Known as Father Rudy to the many students, staff, and faculty at the university and in the San Antonio Catholic community, Vela grew up on the West Side and graduated from Central Catholic High School in 1971. He entered religious life with the Society of Mary in 1972, graduated from St. Mary’s University in 1976, and taught there starting in 2003.

“His death was sudden and a shock to us all,” said Tom Mengler, St. Mary’s University president.

Ordained to the priesthood in 1984, Vela attended the Marianist North American Seminary in Toronto and taught in a Fort Worth high school before returning to San Antonio to serve as pastor of Holy Rosary Catholic Church, 159 Camino Santa Maria, from 1988 to 1995. Following a yearlong sabbatical in Rome, Vela became program director of the former Mexican American Cultural Center.

During his career at St. Mary’s, Vela worked as a Marianist professor of pastoral ministry for both graduate and undergraduate students, teaching courses on spiritual direction, Hispanic/Latino theology, pastoral ministry, the sacraments, personal religious transformation, Marian affect, and reflection on God. He was teaching a fall semester course before he died unexpectedly. 
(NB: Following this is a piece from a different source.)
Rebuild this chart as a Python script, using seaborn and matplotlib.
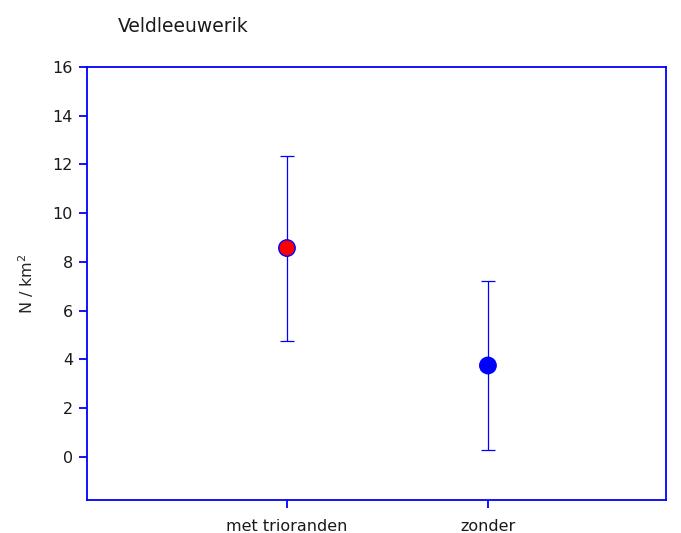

From 2009 to 2015, Vela served as the vice president for mission and rector at St. Mary’s, the first person to hold the title of rector. Mengler said he got to know Vela in this role after being appointed to office in 2012. 

“The loss of Father Rudy is a big loss. So many of us knew him very, very well,” Mengler said. “He had a strong sense of mission – he was always on a mission. His role was to help us advance our Catholic identity and the Marianist charism, and he … undertook a lot of steps to promote that.”

Vela established the university’s annual celebration of the Blessed William Joseph Chaminade, a French Catholic priest who in 1817 founded the Society of Mary, a religious order that established St. Mary’s University and Central Catholic High School. 

As St. Mary’s faculty, Vela often led pilgrimages abroad to retrace Chaminade’s footsteps. “I was on one of those trips to France and Spain with Rudy so we became quite good friends,” Mengler said. “He was a gregarious man and a joyful man. He was funny, certainly a man of faith.”

In 2011, Vela led the renovation of the university’s Assumption Chapel, which was built in 1908. He served on numerous boards, including the U.S. Catholic Conference of Bishops Commission on Certification and Accreditation, U.S. Academy of Catholic Hispanic Theologians, and the St. Mary’s board of trustees. 

Vela was one of only nine Marianists actively teaching or working on the St. Mary’s campus. 

Marianist Provincial Rev. Oscar Vasquez, S.M., recalled Vela as “the life of the party,” and said everyone seemed to know him. As Central Catholic alumni, both men had an understanding that when they joined the Marianists, “we were adding to our families rather than leaving our family,” Vasquez said. “I think we also all wanted to do something with education, and I think Father Rudy would tell you that he was a teacher first and foremost.”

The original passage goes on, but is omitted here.